-- begin Source excerpt --

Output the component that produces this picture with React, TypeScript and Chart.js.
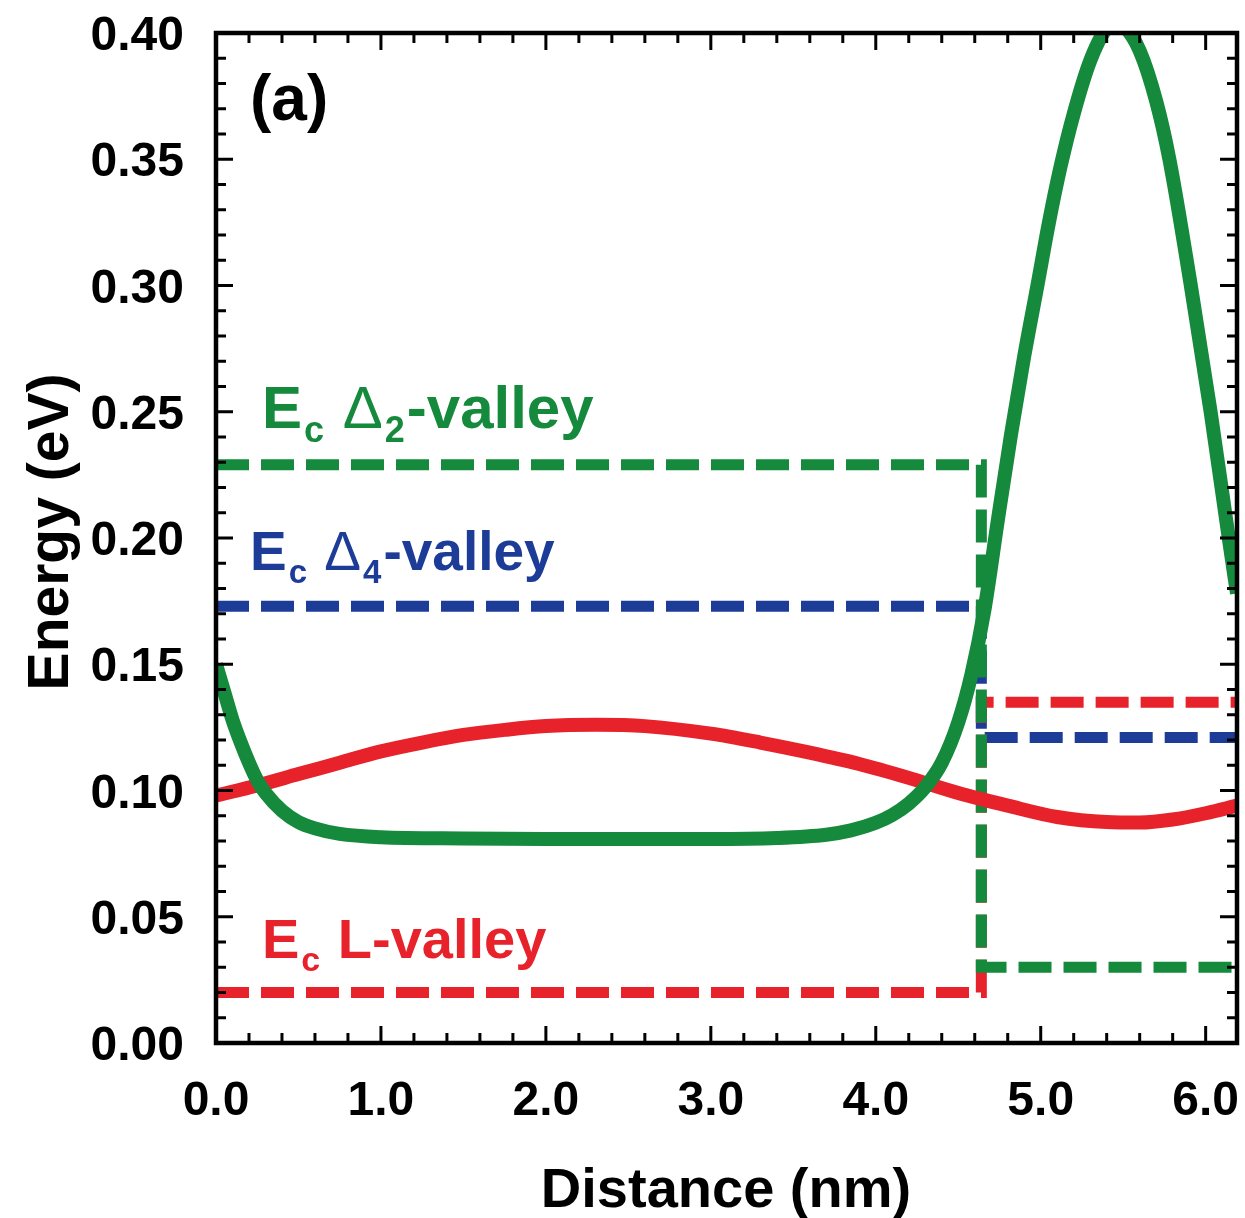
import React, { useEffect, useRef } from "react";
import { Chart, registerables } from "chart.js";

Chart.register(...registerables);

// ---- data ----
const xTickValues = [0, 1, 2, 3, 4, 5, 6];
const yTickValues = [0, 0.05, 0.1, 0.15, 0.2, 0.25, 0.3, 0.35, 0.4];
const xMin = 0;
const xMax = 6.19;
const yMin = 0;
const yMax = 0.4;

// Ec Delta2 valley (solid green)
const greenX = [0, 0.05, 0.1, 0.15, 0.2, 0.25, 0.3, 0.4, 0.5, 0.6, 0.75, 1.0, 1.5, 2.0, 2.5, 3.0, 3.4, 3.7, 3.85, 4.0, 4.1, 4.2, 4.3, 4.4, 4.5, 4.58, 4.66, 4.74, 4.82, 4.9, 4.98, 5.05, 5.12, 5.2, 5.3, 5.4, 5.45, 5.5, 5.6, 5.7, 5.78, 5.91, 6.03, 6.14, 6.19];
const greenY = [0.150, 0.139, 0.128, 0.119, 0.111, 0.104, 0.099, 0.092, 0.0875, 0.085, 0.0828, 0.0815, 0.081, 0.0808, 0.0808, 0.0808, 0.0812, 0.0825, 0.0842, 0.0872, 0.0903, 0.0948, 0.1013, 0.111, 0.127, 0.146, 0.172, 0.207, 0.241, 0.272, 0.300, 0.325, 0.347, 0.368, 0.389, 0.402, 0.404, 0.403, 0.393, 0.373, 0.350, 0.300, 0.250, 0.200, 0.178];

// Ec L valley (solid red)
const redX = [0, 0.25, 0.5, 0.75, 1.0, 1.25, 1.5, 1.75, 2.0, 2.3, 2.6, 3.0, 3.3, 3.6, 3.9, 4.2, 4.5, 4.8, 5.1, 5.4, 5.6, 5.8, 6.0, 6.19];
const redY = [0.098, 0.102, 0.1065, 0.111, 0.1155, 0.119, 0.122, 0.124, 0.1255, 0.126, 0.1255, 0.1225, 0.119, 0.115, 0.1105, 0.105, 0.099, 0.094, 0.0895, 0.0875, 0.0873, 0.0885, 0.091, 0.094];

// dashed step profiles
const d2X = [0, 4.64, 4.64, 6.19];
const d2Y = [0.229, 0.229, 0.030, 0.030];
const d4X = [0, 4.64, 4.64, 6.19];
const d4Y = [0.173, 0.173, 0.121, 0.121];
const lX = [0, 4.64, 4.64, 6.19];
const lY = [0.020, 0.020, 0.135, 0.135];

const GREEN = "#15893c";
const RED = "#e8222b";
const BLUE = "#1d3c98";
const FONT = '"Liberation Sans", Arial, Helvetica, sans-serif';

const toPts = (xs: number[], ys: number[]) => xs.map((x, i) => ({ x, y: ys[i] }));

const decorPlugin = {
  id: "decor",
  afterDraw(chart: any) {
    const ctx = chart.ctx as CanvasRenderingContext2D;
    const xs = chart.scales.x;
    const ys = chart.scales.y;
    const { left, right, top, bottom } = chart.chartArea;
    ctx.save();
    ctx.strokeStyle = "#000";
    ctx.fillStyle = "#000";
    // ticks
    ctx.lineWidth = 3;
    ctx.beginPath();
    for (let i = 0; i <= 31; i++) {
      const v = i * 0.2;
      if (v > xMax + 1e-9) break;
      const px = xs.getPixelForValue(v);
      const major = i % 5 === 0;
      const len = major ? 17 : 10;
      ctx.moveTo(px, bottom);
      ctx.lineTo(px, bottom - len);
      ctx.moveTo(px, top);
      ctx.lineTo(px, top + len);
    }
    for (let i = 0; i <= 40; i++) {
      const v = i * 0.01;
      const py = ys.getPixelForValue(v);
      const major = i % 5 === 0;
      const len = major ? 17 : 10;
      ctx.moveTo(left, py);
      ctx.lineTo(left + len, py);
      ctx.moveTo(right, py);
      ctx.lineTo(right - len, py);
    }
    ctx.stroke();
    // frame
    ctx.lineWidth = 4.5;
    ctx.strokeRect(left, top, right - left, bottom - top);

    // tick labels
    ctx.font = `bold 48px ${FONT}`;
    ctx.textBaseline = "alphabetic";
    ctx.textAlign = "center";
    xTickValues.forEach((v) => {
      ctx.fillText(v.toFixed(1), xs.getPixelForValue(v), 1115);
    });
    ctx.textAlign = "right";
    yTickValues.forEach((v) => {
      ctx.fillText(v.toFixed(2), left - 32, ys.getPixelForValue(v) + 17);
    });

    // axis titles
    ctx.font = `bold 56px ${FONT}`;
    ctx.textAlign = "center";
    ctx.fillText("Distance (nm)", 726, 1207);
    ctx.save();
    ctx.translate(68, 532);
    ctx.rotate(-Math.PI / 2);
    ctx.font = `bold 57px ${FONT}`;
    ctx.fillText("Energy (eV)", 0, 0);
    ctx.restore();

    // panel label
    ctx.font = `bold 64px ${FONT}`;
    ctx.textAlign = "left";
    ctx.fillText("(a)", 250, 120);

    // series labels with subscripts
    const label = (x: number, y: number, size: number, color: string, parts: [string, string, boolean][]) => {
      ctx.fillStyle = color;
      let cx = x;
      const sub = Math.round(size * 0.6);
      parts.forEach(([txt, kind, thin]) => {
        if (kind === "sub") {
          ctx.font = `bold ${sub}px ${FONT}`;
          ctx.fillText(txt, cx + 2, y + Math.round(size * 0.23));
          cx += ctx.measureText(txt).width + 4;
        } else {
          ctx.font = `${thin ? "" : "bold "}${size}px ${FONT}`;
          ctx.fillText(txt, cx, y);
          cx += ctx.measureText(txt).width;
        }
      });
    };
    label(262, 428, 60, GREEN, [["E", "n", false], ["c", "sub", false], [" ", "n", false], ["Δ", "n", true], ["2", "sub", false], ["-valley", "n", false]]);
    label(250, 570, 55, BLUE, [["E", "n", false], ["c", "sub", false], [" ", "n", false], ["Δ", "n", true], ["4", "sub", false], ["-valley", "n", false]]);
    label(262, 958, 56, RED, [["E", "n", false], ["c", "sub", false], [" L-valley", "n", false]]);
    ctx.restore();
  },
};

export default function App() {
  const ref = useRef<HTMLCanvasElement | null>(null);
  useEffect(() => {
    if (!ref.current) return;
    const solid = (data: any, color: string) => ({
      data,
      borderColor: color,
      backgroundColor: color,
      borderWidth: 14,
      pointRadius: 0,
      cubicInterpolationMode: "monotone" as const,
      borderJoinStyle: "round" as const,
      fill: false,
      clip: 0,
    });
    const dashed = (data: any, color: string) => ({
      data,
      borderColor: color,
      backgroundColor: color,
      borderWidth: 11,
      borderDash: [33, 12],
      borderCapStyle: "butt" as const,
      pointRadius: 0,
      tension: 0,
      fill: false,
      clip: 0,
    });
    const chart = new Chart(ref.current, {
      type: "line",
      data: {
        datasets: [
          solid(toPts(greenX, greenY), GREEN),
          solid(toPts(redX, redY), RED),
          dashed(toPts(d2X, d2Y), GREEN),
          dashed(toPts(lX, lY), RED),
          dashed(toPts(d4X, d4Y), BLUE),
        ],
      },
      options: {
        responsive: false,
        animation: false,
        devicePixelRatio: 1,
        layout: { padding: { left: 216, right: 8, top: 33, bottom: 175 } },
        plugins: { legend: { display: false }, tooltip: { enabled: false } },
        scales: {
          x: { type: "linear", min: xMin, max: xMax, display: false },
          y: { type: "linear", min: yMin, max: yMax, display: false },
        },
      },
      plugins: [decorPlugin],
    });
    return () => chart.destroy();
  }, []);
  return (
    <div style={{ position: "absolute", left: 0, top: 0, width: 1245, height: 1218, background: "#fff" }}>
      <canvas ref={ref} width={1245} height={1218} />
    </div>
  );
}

-- end Source excerpt --

Given problem
Your task is to repeat the data above exactly while excluding the pictures.

Solution
Output the component that produces this picture with React, TypeScript and Chart.js.
import React, { useEffect, useRef } from "react";
import { Chart, registerables } from "chart.js";

Chart.register(...registerables);

// ---- data ----
const xTickValues = [0, 1, 2, 3, 4, 5, 6];
const yTickValues = [0, 0.05, 0.1, 0.15, 0.2, 0.25, 0.3, 0.35, 0.4];
const xMin = 0;
const xMax = 6.19;
const yMin = 0;
const yMax = 0.4;

// Ec Delta2 valley (solid green)
const greenX = [0, 0.05, 0.1, 0.15, 0.2, 0.25, 0.3, 0.4, 0.5, 0.6, 0.75, 1.0, 1.5, 2.0, 2.5, 3.0, 3.4, 3.7, 3.85, 4.0, 4.1, 4.2, 4.3, 4.4, 4.5, 4.58, 4.66, 4.74, 4.82, 4.9, 4.98, 5.05, 5.12, 5.2, 5.3, 5.4, 5.45, 5.5, 5.6, 5.7, 5.78, 5.91, 6.03, 6.14, 6.19];
const greenY = [0.150, 0.139, 0.128, 0.119, 0.111, 0.104, 0.099, 0.092, 0.0875, 0.085, 0.0828, 0.0815, 0.081, 0.0808, 0.0808, 0.0808, 0.0812, 0.0825, 0.0842, 0.0872, 0.0903, 0.0948, 0.1013, 0.111, 0.127, 0.146, 0.172, 0.207, 0.241, 0.272, 0.300, 0.325, 0.347, 0.368, 0.389, 0.402, 0.404, 0.403, 0.393, 0.373, 0.350, 0.300, 0.250, 0.200, 0.178];

// Ec L valley (solid red)
const redX = [0, 0.25, 0.5, 0.75, 1.0, 1.25, 1.5, 1.75, 2.0, 2.3, 2.6, 3.0, 3.3, 3.6, 3.9, 4.2, 4.5, 4.8, 5.1, 5.4, 5.6, 5.8, 6.0, 6.19];
const redY = [0.098, 0.102, 0.1065, 0.111, 0.1155, 0.119, 0.122, 0.124, 0.1255, 0.126, 0.1255, 0.1225, 0.119, 0.115, 0.1105, 0.105, 0.099, 0.094, 0.0895, 0.0875, 0.0873, 0.0885, 0.091, 0.094];

// dashed step profiles
const d2X = [0, 4.64, 4.64, 6.19];
const d2Y = [0.229, 0.229, 0.030, 0.030];
const d4X = [0, 4.64, 4.64, 6.19];
const d4Y = [0.173, 0.173, 0.121, 0.121];
const lX = [0, 4.64, 4.64, 6.19];
const lY = [0.020, 0.020, 0.135, 0.135];

const GREEN = "#15893c";
const RED = "#e8222b";
const BLUE = "#1d3c98";
const FONT = '"Liberation Sans", Arial, Helvetica, sans-serif';

const toPts = (xs: number[], ys: number[]) => xs.map((x, i) => ({ x, y: ys[i] }));

const decorPlugin = {
  id: "decor",
  afterDraw(chart: any) {
    const ctx = chart.ctx as CanvasRenderingContext2D;
    const xs = chart.scales.x;
    const ys = chart.scales.y;
    const { left, right, top, bottom } = chart.chartArea;
    ctx.save();
    ctx.strokeStyle = "#000";
    ctx.fillStyle = "#000";
    // ticks
    ctx.lineWidth = 3;
    ctx.beginPath();
    for (let i = 0; i <= 31; i++) {
      const v = i * 0.2;
      if (v > xMax + 1e-9) break;
      const px = xs.getPixelForValue(v);
      const major = i % 5 === 0;
      const len = major ? 17 : 10;
      ctx.moveTo(px, bottom);
      ctx.lineTo(px, bottom - len);
      ctx.moveTo(px, top);
      ctx.lineTo(px, top + len);
    }
    for (let i = 0; i <= 40; i++) {
      const v = i * 0.01;
      const py = ys.getPixelForValue(v);
      const major = i % 5 === 0;
      const len = major ? 17 : 10;
      ctx.moveTo(left, py);
      ctx.lineTo(left + len, py);
      ctx.moveTo(right, py);
      ctx.lineTo(right - len, py);
    }
    ctx.stroke();
    // frame
    ctx.lineWidth = 4.5;
    ctx.strokeRect(left, top, right - left, bottom - top);

    // tick labels
    ctx.font = `bold 48px ${FONT}`;
    ctx.textBaseline = "alphabetic";
    ctx.textAlign = "center";
    xTickValues.forEach((v) => {
      ctx.fillText(v.toFixed(1), xs.getPixelForValue(v), 1115);
    });
    ctx.textAlign = "right";
    yTickValues.forEach((v) => {
      ctx.fillText(v.toFixed(2), left - 32, ys.getPixelForValue(v) + 17);
    });

    // axis titles
    ctx.font = `bold 56px ${FONT}`;
    ctx.textAlign = "center";
    ctx.fillText("Distance (nm)", 726, 1207);
    ctx.save();
    ctx.translate(68, 532);
    ctx.rotate(-Math.PI / 2);
    ctx.font = `bold 57px ${FONT}`;
    ctx.fillText("Energy (eV)", 0, 0);
    ctx.restore();

    // panel label
    ctx.font = `bold 64px ${FONT}`;
    ctx.textAlign = "left";
    ctx.fillText("(a)", 250, 120);

    // series labels with subscripts
    const label = (x: number, y: number, size: number, color: string, parts: [string, string, boolean][]) => {
      ctx.fillStyle = color;
      let cx = x;
      const sub = Math.round(size * 0.6);
      parts.forEach(([txt, kind, thin]) => {
        if (kind === "sub") {
          ctx.font = `bold ${sub}px ${FONT}`;
          ctx.fillText(txt, cx + 2, y + Math.round(size * 0.23));
          cx += ctx.measureText(txt).width + 4;
        } else {
          ctx.font = `${thin ? "" : "bold "}${size}px ${FONT}`;
          ctx.fillText(txt, cx, y);
          cx += ctx.measureText(txt).width;
        }
      });
    };
    label(262, 428, 60, GREEN, [["E", "n", false], ["c", "sub", false], [" ", "n", false], ["Δ", "n", true], ["2", "sub", false], ["-valley", "n", false]]);
    label(250, 570, 55, BLUE, [["E", "n", false], ["c", "sub", false], [" ", "n", false], ["Δ", "n", true], ["4", "sub", false], ["-valley", "n", false]]);
    label(262, 958, 56, RED, [["E", "n", false], ["c", "sub", false], [" L-valley", "n", false]]);
    ctx.restore();
  },
};

export default function App() {
  const ref = useRef<HTMLCanvasElement | null>(null);
  useEffect(() => {
    if (!ref.current) return;
    const solid = (data: any, color: string) => ({
      data,
      borderColor: color,
      backgroundColor: color,
      borderWidth: 14,
      pointRadius: 0,
      cubicInterpolationMode: "monotone" as const,
      borderJoinStyle: "round" as const,
      fill: false,
      clip: 0,
    });
    const dashed = (data: any, color: string) => ({
      data,
      borderColor: color,
      backgroundColor: color,
      borderWidth: 11,
      borderDash: [33, 12],
      borderCapStyle: "butt" as const,
      pointRadius: 0,
      tension: 0,
      fill: false,
      clip: 0,
    });
    const chart = new Chart(ref.current, {
      type: "line",
      data: {
        datasets: [
          solid(toPts(greenX, greenY), GREEN),
          solid(toPts(redX, redY), RED),
          dashed(toPts(d2X, d2Y), GREEN),
          dashed(toPts(lX, lY), RED),
          dashed(toPts(d4X, d4Y), BLUE),
        ],
      },
      options: {
        responsive: false,
        animation: false,
        devicePixelRatio: 1,
        layout: { padding: { left: 216, right: 8, top: 33, bottom: 175 } },
        plugins: { legend: { display: false }, tooltip: { enabled: false } },
        scales: {
          x: { type: "linear", min: xMin, max: xMax, display: false },
          y: { type: "linear", min: yMin, max: yMax, display: false },
        },
      },
      plugins: [decorPlugin],
    });
    return () => chart.destroy();
  }, []);
  return (
    <div style={{ position: "absolute", left: 0, top: 0, width: 1245, height: 1218, background: "#fff" }}>
      <canvas ref={ref} width={1245} height={1218} />
    </div>
  );
}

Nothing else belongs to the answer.